Like a lot of other acronyms around federal contracting and the government, NSNs can sometimes be confusing but are important for anyone who’s looking for contracting opportunities to understand. In this piece, we’ll break down what their purpose is, how to read the code’s format, why they were created, and much more.
What is an NSN?
Starting with the basics, NSN stands for National Stock Number. These are 13-digit numerical codes that act as a part number for the Department of Defense to use for items that they purchase a lot of. For example, if the Navy goes through a lot of a specific type of pens that they like, it can be given an NSN to make buying them on a recurring basis much easier. While this example was a full product sold commercially, NSNs are also commonly used for components like gears, pins, barrels, and other parts that might be frequently replaced over time.
Parts of an NSN number
NSNs are structured relatively similarly to the NAICS codes that you needed to look up and determine what industry your company works in. Like NAICS codes, NSNs are broken down into portions of the code that refer to different information that gets more specific as you move towards the end of the NSN. These parts are:
- First 4 digits – Federal Supply Group (first 2 digits) and Federal Supply Class (next 2) specify the broad category and the general family of items that the product falls into.
- Next 2 digits – This middle section is the National Codification Bureau code and indicates the country of origin, or the country that requested this NSN to be created for the item (00 and 01 are the NCB codes for the United States).
- Last 7 digits – The final portion of any NSN is the 7-digit item number that is unique to the product it was created for.
These three major components of an NSN explain what category the item is in, which country requested the code, and the unique identifier of this particular item.
NSNs vs. NIINs
On the note of breaking down NSNs’ structure, they can also be broken down into two primary sections (rather than three). This combines the 2-digit NCB code with the 7-digit item number to create the NIIN (National Item Identification Number). Therefore, the 4-digit FSCG code and 9-digit NIIN come together to form the full NSN code.
History of NSNs
NSNs were actually a replacement system rather than a new idea, and they took over for the old Federal Stock Numbers in 1974. FSNs were an 11-digit code that was developed by the DoD in 1949 to identify items specified in the Army-Navy Catalog System. The switch to NSNs primarily added the 2-digit NCB code that identifies the country of origin so this can be standardized internationally. Because of this change, NSNs have now been adopted by the members of NATO, as well as some non-members.
What are they used for?
Now that we understand how NSN codes work and what they specify, what does that have to do with federal contracting? Because this is a common standardized system used by the DoD, you might run into its use if you’re competing for military contracts.

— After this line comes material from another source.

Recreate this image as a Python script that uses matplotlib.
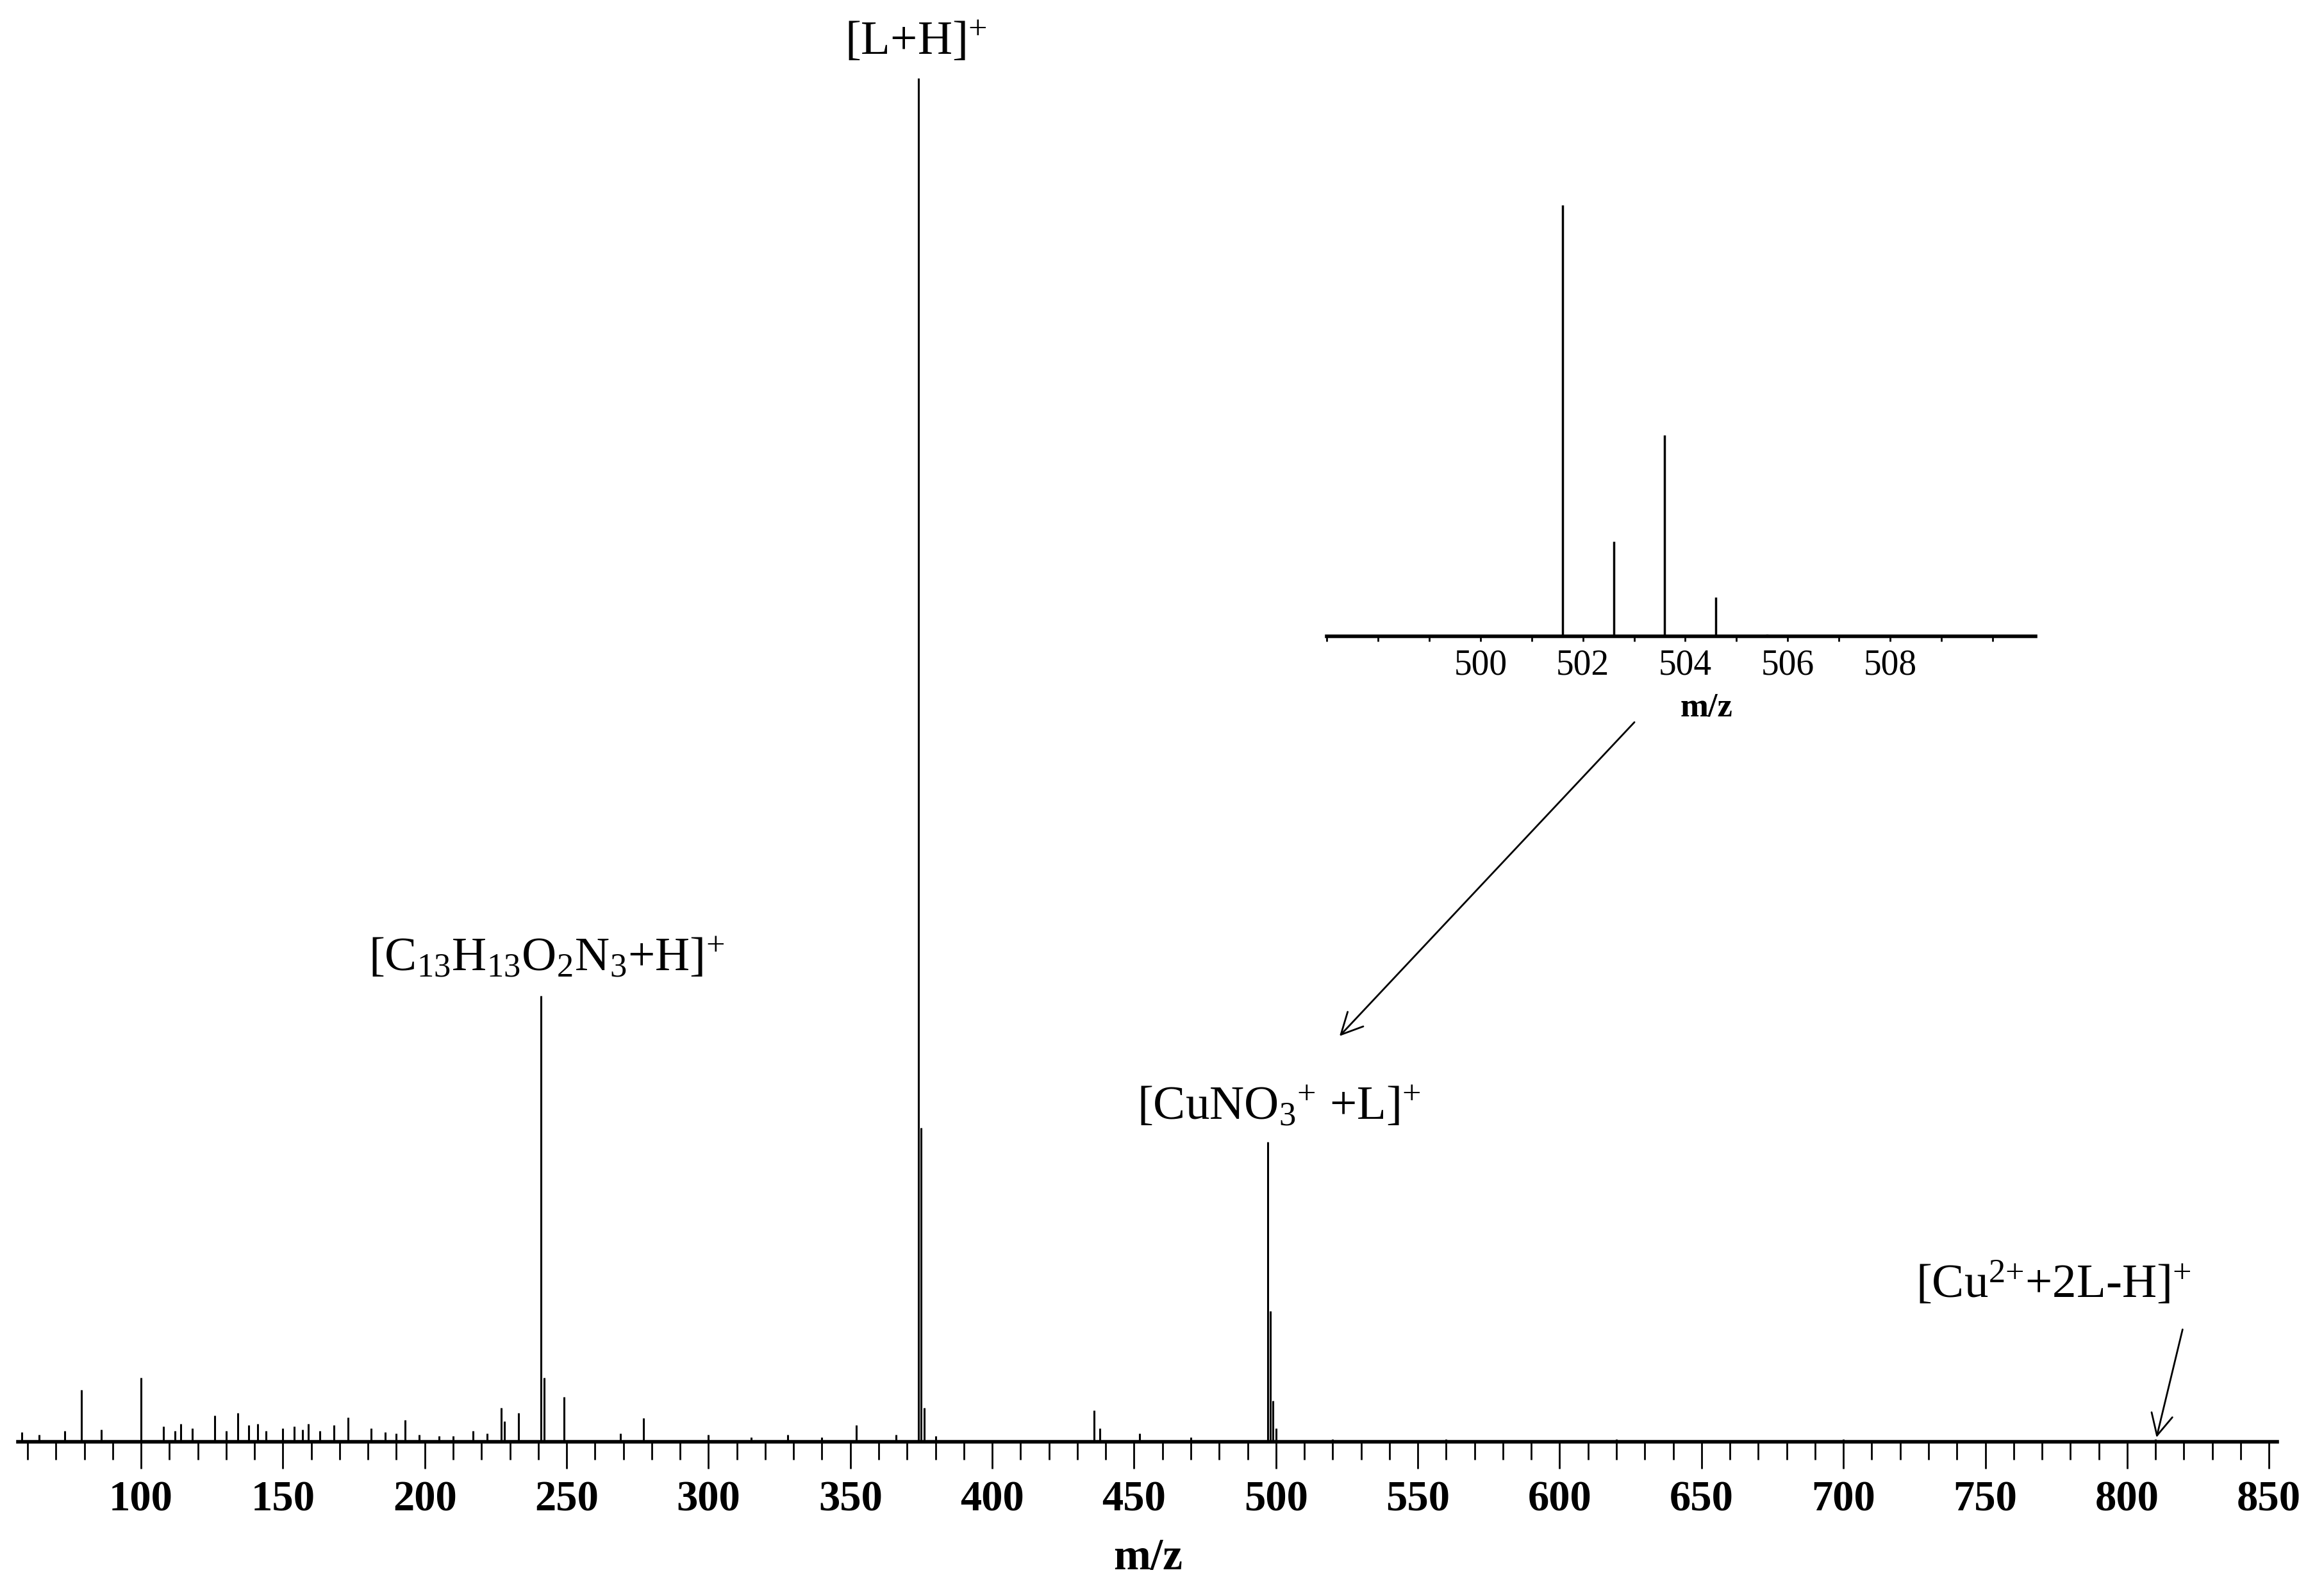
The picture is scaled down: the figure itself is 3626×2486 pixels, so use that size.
import matplotlib
matplotlib.use("Agg")
import matplotlib.pyplot as plt
from matplotlib.ticker import MultipleLocator

plt.rcParams["font.family"] = "Liberation Serif"
plt.rcParams["mathtext.fontset"] = "custom"
plt.rcParams["mathtext.rm"] = "Liberation Serif"
plt.rcParams["mathtext.it"] = "Liberation Serif"
plt.rcParams["mathtext.bf"] = "Liberation Serif:bold"

# main spectrum (m/z, relative intensity)
mz = [58, 64, 73, 79, 86, 100, 108, 112, 114, 118, 126, 130, 134, 138, 141, 144, 150, 154,
      157, 159, 163, 168, 173, 181, 186, 190, 193, 198, 205, 210, 217, 222, 227, 228, 233,
      241, 242, 249, 269, 277, 300, 315, 328, 340, 352, 366, 374, 375, 376, 380, 436, 438,
      452, 470, 497, 498, 499, 500, 520, 560, 620, 700, 810]
inten = [0.007, 0.005, 0.008, 0.038, 0.009, 0.047, 0.011, 0.008, 0.013, 0.010, 0.019, 0.008,
         0.021, 0.012, 0.013, 0.008, 0.010, 0.011, 0.009, 0.013, 0.008, 0.012, 0.018, 0.010,
         0.007, 0.006, 0.016, 0.005, 0.004, 0.004, 0.008, 0.006, 0.025, 0.015, 0.021,
         0.327, 0.047, 0.033, 0.006, 0.0175, 0.005, 0.003, 0.005, 0.003, 0.012, 0.005, 1.0,
         0.23, 0.025, 0.004, 0.023, 0.010, 0.006, 0.003, 0.22, 0.096, 0.03, 0.01, 0.002,
         0.002, 0.002, 0.002, 0.002]

# inset: isotope pattern
mz_in = [501.6, 502.6, 503.6, 504.6, 505.6]
int_in = [1.0, 0.22, 0.466, 0.09, 0.004]

fig = plt.figure(figsize=(36.26, 24.86), dpi=100)
ax = fig.add_axes([0.0077, 0.095, 0.9723, 0.856])
ax.vlines(mz, 0, inten, color="black", linewidth=2.2)
ax.set_xlim(56.6, 853)
ax.set_ylim(0, 1.0)
for s in ["top", "right", "left"]:
    ax.spines[s].set_visible(False)
ax.spines["bottom"].set_linewidth(4)
ax.set_yticks([])
ax.xaxis.set_major_locator(MultipleLocator(50))
ax.xaxis.set_minor_locator(MultipleLocator(10))
ax.tick_params(axis="x", which="major", direction="out", length=30, width=2, pad=14,
               labelsize=48)
ax.tick_params(axis="x", which="minor", direction="out", length=20, width=2)
ax.set_xticks(range(100, 851, 50))
for lab in ax.get_xticklabels():
    lab.set_fontweight("bold")
ax.set_xlabel("m/z", fontsize=50, fontweight="bold", labelpad=20)

fs = 54
ax.text(373, 1.01, r"[L+H]$^{+}$", ha="center", va="bottom", fontsize=fs, clip_on=False)
ax.text(243, 0.338, r"[C$_{13}$H$_{13}$O$_{2}$N$_{3}$+H]$^{+}$", ha="center", va="bottom",
        fontsize=fs)
ax.text(501, 0.229, r"[CuNO$_{3}$$^{+}$ +L]$^{+}$", ha="center", va="bottom", fontsize=fs)
ax.text(774, 0.098, r"[Cu$^{2{+}}$+2L-H]$^{+}$", ha="center", va="bottom", fontsize=fs)

# arrows
fig.add_artist(matplotlib.patches.FancyArrowPatch(
    (2552 / 3626, 1 - 1125 / 2486), (2088 / 3626, 1 - 1619 / 2486),
    transform=fig.transFigure, arrowstyle="->", mutation_scale=60, linewidth=2, color="black"))
fig.add_artist(matplotlib.patches.FancyArrowPatch(
    (3406 / 3626, 1 - 2072 / 2486), (3364 / 3626, 1 - 2246 / 2486),
    transform=fig.transFigure, arrowstyle="->", mutation_scale=60, linewidth=2, color="black"))

# inset
axi = fig.add_axes([0.571, 0.6006, 0.305, 0.2707])
axi.vlines(mz_in, 0, int_in, color="black", linewidth=2.5)
axi.set_xlim(497, 510.85)
axi.set_ylim(0, 1.0)
for s in ["top", "right", "left"]:
    axi.spines[s].set_visible(False)
axi.spines["bottom"].set_linewidth(4)
axi.set_yticks([])
axi.set_xticks([500, 502, 504, 506, 508])
axi.xaxis.set_minor_locator(MultipleLocator(1))
axi.tick_params(axis="x", which="both", direction="out", length=6, width=2, pad=8,
                labelsize=40)
axi.set_xlabel("m/z", fontsize=38, fontweight="bold", labelpad=2)
axi.xaxis.set_label_coords(0.535, -0.13)
axi.patch.set_alpha(0)

fig.savefig("out.png", dpi=100)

Additionally, this is important information for all federal contracting participants because the system provides another way to specify items that you might be dealing with, and will be the same no matter where you are or who you’re talking to.
How to look up NSNs
If you need to look up an NSN (either the NSN of an item or what item an NSN is referring to), there are a number of ways to find the information. While you can download spreadsheets and data directly from the DLA (Defence Logistics Agency), it’s much easier to use a search engine like ISO Group’s here. This makes it easy to search for a code, keyword, or just browse by category.